It is hard to get Eddie Garcia to complain, despite the fact that he lost both his hands and feet to a flesh-eating bacteria.
"I think I am one of the lucky ones," Garcia said.
The married father of two still coaches youth sports, thanks to prosthetics that allow him to get around.
"I don't live like this. I live 90 percent of my days in a wheelchair," Garcia said.
Despite his somewhat active lifestyle, Garcia couldn’t continue working as a teacher after losing his limbs a few years ago.
He now relies on disability payments to help pay the bills, but recently things changed.
"I noticed my bank account, nothing was coming through that's when all of a sudden I started getting worried," Garcia said.
With less than a hundred dollars in the bank, Garcia says he called the insurance company.
He says they told him the payments were suspended because he didn't return forms proving he was still disabled.
"I'm not growing my hands back. I'm going to be like this the rest of my life. There is no fix to this disability," Garcia said. "I absolutely think it is absurd."

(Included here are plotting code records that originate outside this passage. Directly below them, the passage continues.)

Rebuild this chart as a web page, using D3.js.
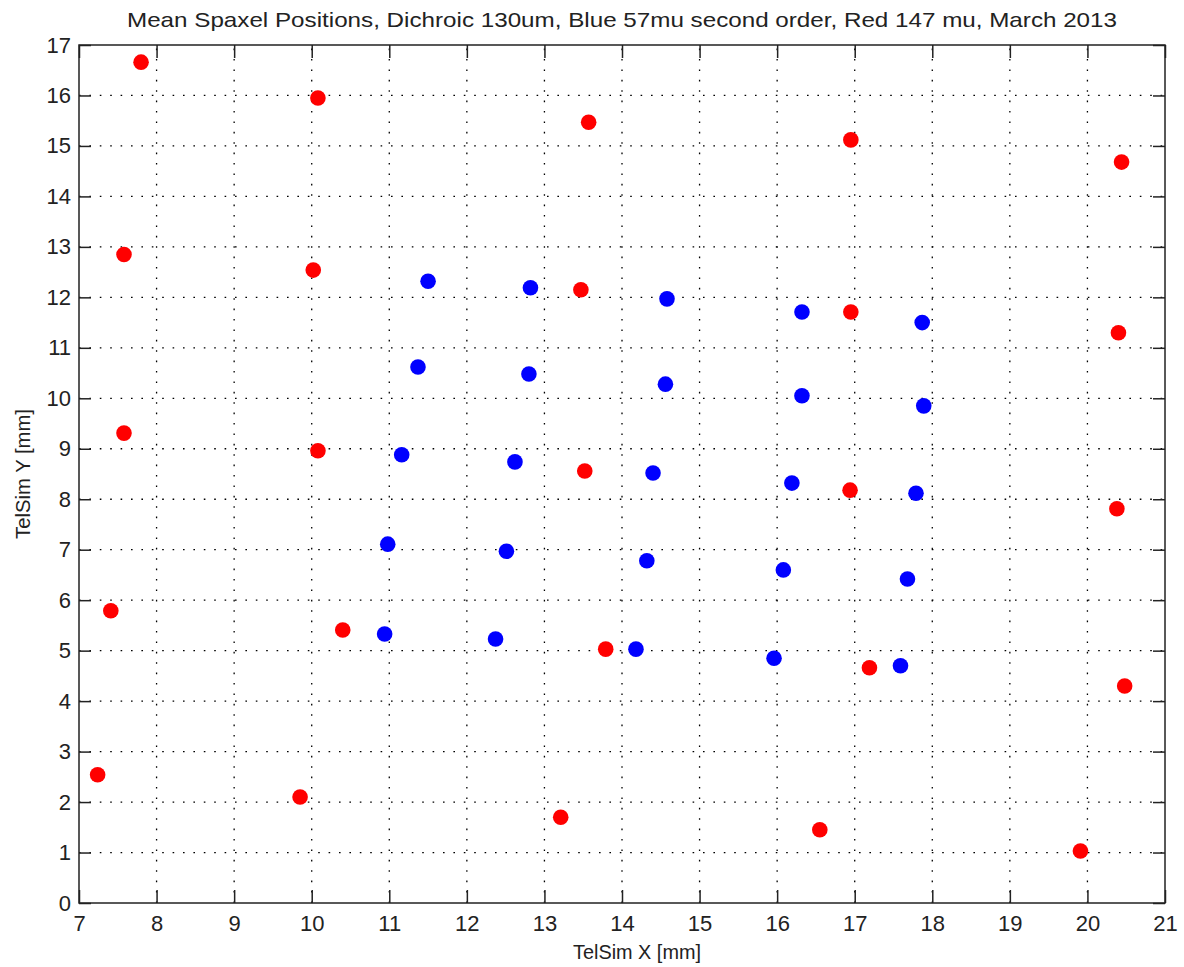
<!DOCTYPE html>
<html>
<head>
<meta charset="utf-8">
<script src="https://cdn.jsdelivr.net/npm/d3@7"></script>
<style>
  html, body { margin: 0; padding: 0; background: #fff; }
  svg { display: block; }
  text { font-family: "Liberation Sans", Arial, sans-serif; fill: #222; }
</style>
</head>
<body>
<svg id="chart" width="1184" height="967"></svg>
<script>
const title = "Mean Spaxel Positions, Dichroic 130um, Blue 57mu second order, Red 147 mu, March 2013";
const xLabel = "TelSim X [mm]";
const yLabel = "TelSim Y [mm]";
const xTicks = [7, 8, 9, 10, 11, 12, 13, 14, 15, 16, 17, 18, 19, 20, 21];
const yTicks = [0, 1, 2, 3, 4, 5, 6, 7, 8, 9, 10, 11, 12, 13, 14, 15, 16, 17];

const redX = [7.80, 10.08, 13.57, 16.95, 20.44,
              7.58, 10.02, 13.47, 16.95, 20.40,
              7.58, 10.08, 13.52, 16.94, 20.38,
              7.41, 10.40, 13.79, 17.19, 20.48,
              7.24,  9.85, 13.21, 16.55, 19.91];
const redY = [16.66, 15.95, 15.47, 15.12, 14.68,
              12.85, 12.54, 12.15, 11.71, 11.30,
               9.31,  8.96,  8.56,  8.18,  7.81,
               5.79,  5.41,  5.03,  4.66,  4.30,
               2.54,  2.10,  1.70,  1.45,  1.03];
const blueX = [11.50, 12.82, 14.58, 16.32, 17.87,
               11.37, 12.80, 14.56, 16.32, 17.89,
               11.16, 12.62, 14.40, 16.19, 17.79,
               10.98, 12.51, 14.32, 16.08, 17.68,
               10.94, 12.37, 14.18, 15.96, 17.59];
const blueY = [12.32, 12.19, 11.97, 11.71, 11.50,
               10.62, 10.48, 10.28, 10.05,  9.85,
                8.88,  8.74,  8.52,  8.32,  8.12,
                7.11,  6.97,  6.78,  6.60,  6.42,
                5.33,  5.23,  5.03,  4.85,  4.70];

const svg = d3.select("#chart");
const L = 79, R = 1165, T = 45, B = 903;

const x = d3.scaleLinear().domain([7, 21]).range([L, R]);
const y = d3.scaleLinear().domain([0, 17]).range([B, T]);

// grid
const grid = svg.append("g").attr("stroke", "#000").attr("stroke-width", 1.3)
  .attr("stroke-dasharray", "1.6,8.8").attr("fill", "none");
grid.selectAll("line.gx").data(xTicks.slice(1, -1)).join("line")
  .attr("x1", d => x(d)).attr("x2", d => x(d)).attr("y1", B).attr("y2", T);
grid.selectAll("line.gy").data(yTicks.slice(1, -1)).join("line")
  .attr("y1", d => y(d)).attr("y2", d => y(d)).attr("x1", L).attr("x2", R);

// axes
const fs = "22px";
const axB = svg.append("g").attr("transform", `translate(0,${B})`)
  .call(d3.axisBottom(x).tickValues(xTicks).tickFormat(d3.format("d")).tickSize(-13).tickPadding(12));
const axT = svg.append("g").attr("transform", `translate(0,${T})`)
  .call(d3.axisTop(x).tickValues(xTicks).tickFormat("").tickSize(-13));
const axL = svg.append("g").attr("transform", `translate(${L},0)`)
  .call(d3.axisLeft(y).tickValues(yTicks).tickFormat(d3.format("d")).tickSize(-12).tickPadding(8));
const axR = svg.append("g").attr("transform", `translate(${R},0)`)
  .call(d3.axisRight(y).tickValues(yTicks).tickFormat("").tickSize(-12));
[axB, axT, axL, axR].forEach(a => {
  a.select(".domain").remove();
  a.selectAll("line").attr("stroke", "#222").attr("stroke-width", 1.5);
  a.selectAll("text").attr("font-size", fs).attr("fill", "#222")
   .attr("font-family", "'Liberation Sans', Arial, sans-serif");
});

svg.append("rect").attr("x", L).attr("y", T).attr("width", R - L).attr("height", B - T)
  .attr("fill", "none").attr("stroke", "#222").attr("stroke-width", 1.5);

// points
const redPts = redX.map((v, i) => ({x: v, y: redY[i]}));
const bluePts = blueX.map((v, i) => ({x: v, y: blueY[i]}));
svg.append("g").selectAll("circle").data(redPts).join("circle")
  .attr("cx", d => x(d.x)).attr("cy", d => y(d.y)).attr("r", 7.8).attr("fill", "#ff0000");
svg.append("g").selectAll("circle").data(bluePts).join("circle")
  .attr("cx", d => x(d.x)).attr("cy", d => y(d.y)).attr("r", 7.8).attr("fill", "#0000ff");

// labels
svg.append("text").attr("x", 622).attr("y", 27).attr("text-anchor", "middle")
  .attr("font-size", "21px").attr("textLength", 990).attr("lengthAdjust", "spacingAndGlyphs")
  .text(title);
svg.append("text").attr("x", 637).attr("y", 959).attr("text-anchor", "middle")
  .attr("font-size", "21px").attr("textLength", 128).attr("lengthAdjust", "spacingAndGlyphs")
  .text(xLabel);
svg.append("text").attr("transform", `translate(30,${(T + B) / 2}) rotate(-90)`)
  .attr("text-anchor", "middle").attr("font-size", "21px").attr("textLength", 130)
  .attr("lengthAdjust", "spacingAndGlyphs").text(yLabel);
</script>
</body>
</html>
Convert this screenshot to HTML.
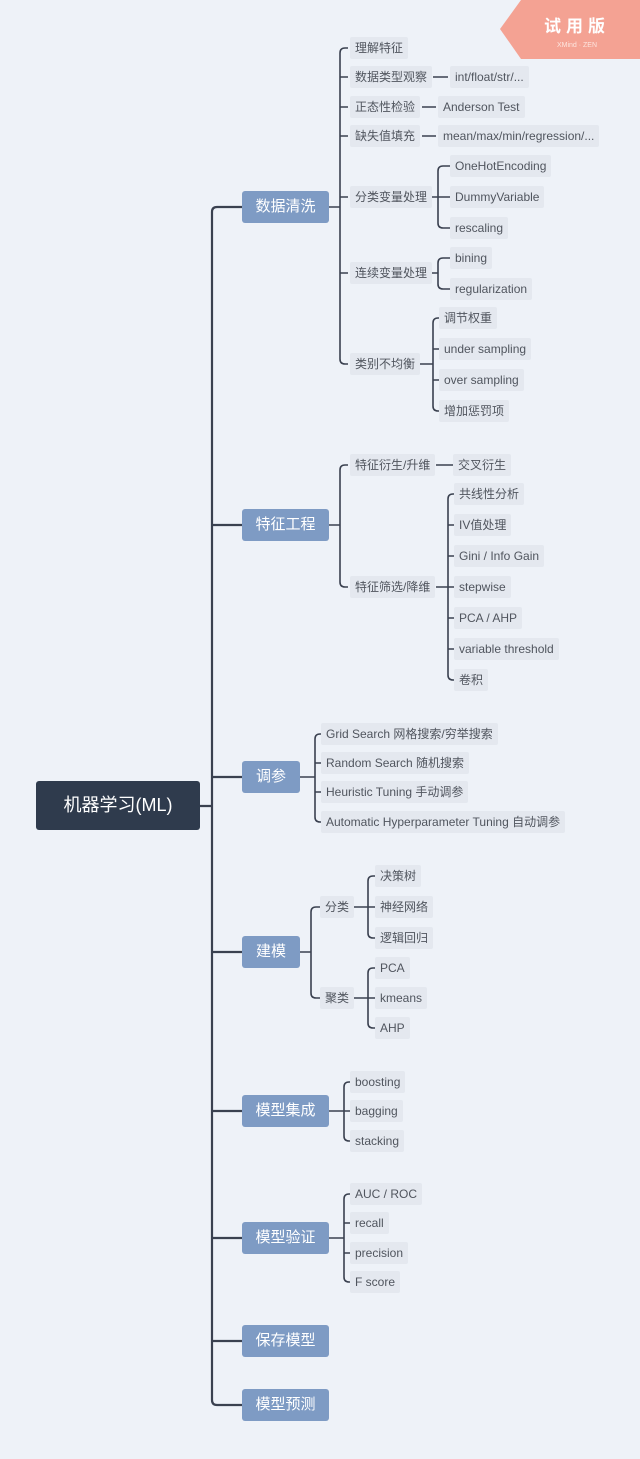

It turns out the forms were in his mailbox.
"They did their job, and they did in advance send me the paperwork by mail, but for me to be able to ride my wheelchair to the mailbox, get the mail, open it. We are talking about a couple hours of hours of work every day just to open the mail," Garcia said.
Garcia saying he didn't look for them after asking that any forms to be sent through email.
Plus, he never thought his disability was in question.
"When in my right mind would I have thought that I had to prove my disability to them all over again."
Those who deal with insurance companies say the move isn't unusual, adding many people on disability get similar documents.
"They will do anything they can do to resist paying a claim, especially one that is one a long term payout over time," attorney Steve Parsons said of insurance companies.
Parsons says over time you can fight it, but most don't because it can be difficult.
“It is a way to inhibit; it is a way to keep control. It is a way to make the insured all the more pliable for whatever they want to have them do to continue to earn the claim," Parsons said.
Garcia has now submitted the paperwork after getting a last-minute doctor's appointment.
He and his family are now pinching pennies until the paperwork is processed.
"I've done my part, now it is just a waiting game to see when they will pay us," Garcia said.
Garcia says he has learned his lesson and will be more prepared next year.
He is also worried about others who may run into similar problems.
"It is mind boggling that people have to go through this,” Garcia said.